Information provided:
====================

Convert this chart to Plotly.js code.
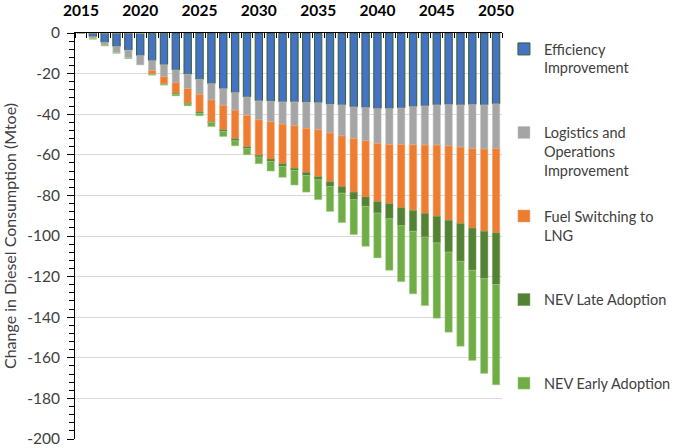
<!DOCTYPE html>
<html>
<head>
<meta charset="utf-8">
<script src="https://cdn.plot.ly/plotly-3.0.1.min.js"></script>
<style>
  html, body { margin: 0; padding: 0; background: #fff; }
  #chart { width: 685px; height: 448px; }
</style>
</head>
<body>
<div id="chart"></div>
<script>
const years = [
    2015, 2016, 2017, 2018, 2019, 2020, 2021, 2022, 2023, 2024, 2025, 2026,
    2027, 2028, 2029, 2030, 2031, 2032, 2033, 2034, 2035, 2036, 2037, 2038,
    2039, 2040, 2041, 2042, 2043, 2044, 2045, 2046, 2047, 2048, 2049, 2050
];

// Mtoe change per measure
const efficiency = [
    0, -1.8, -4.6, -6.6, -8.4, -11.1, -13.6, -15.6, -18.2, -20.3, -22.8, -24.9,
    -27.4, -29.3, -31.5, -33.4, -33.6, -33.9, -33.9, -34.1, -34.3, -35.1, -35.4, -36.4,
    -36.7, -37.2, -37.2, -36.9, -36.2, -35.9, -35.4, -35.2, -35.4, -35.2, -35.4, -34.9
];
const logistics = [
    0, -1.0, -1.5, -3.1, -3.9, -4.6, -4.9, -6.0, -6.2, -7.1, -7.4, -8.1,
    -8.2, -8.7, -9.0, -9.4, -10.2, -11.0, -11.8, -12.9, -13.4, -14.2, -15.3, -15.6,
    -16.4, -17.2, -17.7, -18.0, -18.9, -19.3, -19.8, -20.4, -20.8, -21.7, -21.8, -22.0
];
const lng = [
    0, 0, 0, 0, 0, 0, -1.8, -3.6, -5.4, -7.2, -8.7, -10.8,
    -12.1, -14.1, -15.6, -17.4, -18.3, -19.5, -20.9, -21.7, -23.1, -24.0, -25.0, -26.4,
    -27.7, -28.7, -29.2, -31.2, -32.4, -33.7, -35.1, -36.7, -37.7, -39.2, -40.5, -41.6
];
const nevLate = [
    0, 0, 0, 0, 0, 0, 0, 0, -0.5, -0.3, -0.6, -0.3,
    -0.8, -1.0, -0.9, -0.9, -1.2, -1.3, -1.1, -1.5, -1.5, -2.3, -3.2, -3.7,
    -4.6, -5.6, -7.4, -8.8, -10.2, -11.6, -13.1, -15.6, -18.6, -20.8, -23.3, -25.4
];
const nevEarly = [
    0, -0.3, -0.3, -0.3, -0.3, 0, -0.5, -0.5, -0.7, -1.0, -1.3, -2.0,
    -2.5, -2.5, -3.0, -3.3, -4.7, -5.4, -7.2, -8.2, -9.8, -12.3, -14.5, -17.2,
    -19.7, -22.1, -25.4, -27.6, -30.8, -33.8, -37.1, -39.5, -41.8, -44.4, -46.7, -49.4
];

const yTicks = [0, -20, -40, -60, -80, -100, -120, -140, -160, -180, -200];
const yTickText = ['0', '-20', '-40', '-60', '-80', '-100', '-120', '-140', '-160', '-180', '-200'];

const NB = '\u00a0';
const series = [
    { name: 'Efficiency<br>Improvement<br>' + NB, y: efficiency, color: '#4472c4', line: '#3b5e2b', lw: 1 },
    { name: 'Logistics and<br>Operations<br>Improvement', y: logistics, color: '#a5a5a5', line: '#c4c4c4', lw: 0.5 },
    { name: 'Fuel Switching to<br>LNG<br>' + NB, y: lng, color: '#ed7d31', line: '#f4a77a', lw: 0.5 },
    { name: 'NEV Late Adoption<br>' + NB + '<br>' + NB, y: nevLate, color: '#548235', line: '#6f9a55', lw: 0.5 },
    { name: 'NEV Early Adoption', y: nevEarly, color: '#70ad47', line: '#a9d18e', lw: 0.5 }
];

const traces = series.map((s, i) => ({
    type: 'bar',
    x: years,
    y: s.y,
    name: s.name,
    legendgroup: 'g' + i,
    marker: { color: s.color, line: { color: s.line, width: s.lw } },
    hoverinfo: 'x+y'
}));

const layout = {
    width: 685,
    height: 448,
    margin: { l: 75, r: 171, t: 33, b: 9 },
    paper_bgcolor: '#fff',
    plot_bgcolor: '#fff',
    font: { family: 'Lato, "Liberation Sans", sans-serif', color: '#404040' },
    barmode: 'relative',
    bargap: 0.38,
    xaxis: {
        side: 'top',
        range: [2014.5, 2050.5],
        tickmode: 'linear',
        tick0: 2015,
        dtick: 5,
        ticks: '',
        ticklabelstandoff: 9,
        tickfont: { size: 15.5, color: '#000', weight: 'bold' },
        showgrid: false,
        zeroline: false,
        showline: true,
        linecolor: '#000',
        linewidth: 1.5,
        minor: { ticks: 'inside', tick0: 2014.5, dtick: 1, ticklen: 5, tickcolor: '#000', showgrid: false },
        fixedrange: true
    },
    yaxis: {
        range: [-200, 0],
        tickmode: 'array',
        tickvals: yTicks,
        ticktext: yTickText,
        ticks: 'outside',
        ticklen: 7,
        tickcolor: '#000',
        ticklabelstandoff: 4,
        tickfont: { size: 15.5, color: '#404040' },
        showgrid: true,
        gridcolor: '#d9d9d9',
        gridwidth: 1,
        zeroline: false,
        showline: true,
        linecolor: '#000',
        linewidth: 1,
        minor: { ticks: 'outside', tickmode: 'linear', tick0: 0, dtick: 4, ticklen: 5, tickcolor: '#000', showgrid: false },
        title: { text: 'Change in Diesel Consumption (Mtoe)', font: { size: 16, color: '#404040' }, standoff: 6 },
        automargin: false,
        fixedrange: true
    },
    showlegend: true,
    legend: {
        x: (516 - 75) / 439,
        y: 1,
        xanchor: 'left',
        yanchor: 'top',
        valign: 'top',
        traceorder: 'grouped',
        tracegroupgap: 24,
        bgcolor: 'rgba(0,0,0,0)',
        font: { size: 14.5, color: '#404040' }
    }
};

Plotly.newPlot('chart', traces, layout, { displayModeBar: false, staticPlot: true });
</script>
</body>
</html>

====================

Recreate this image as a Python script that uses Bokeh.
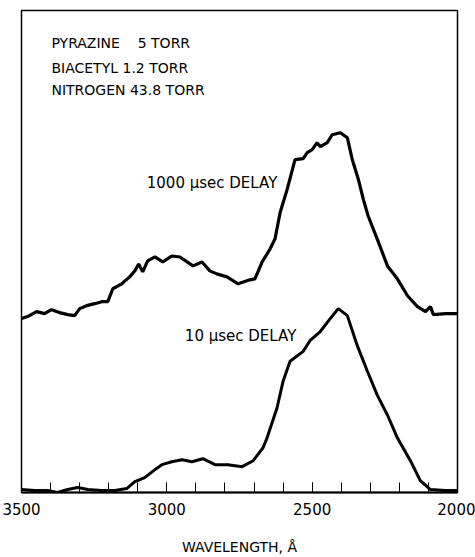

====================

To do: Work out the number of lines in this listing that include the word "script". Reply with that number only.

Response: 4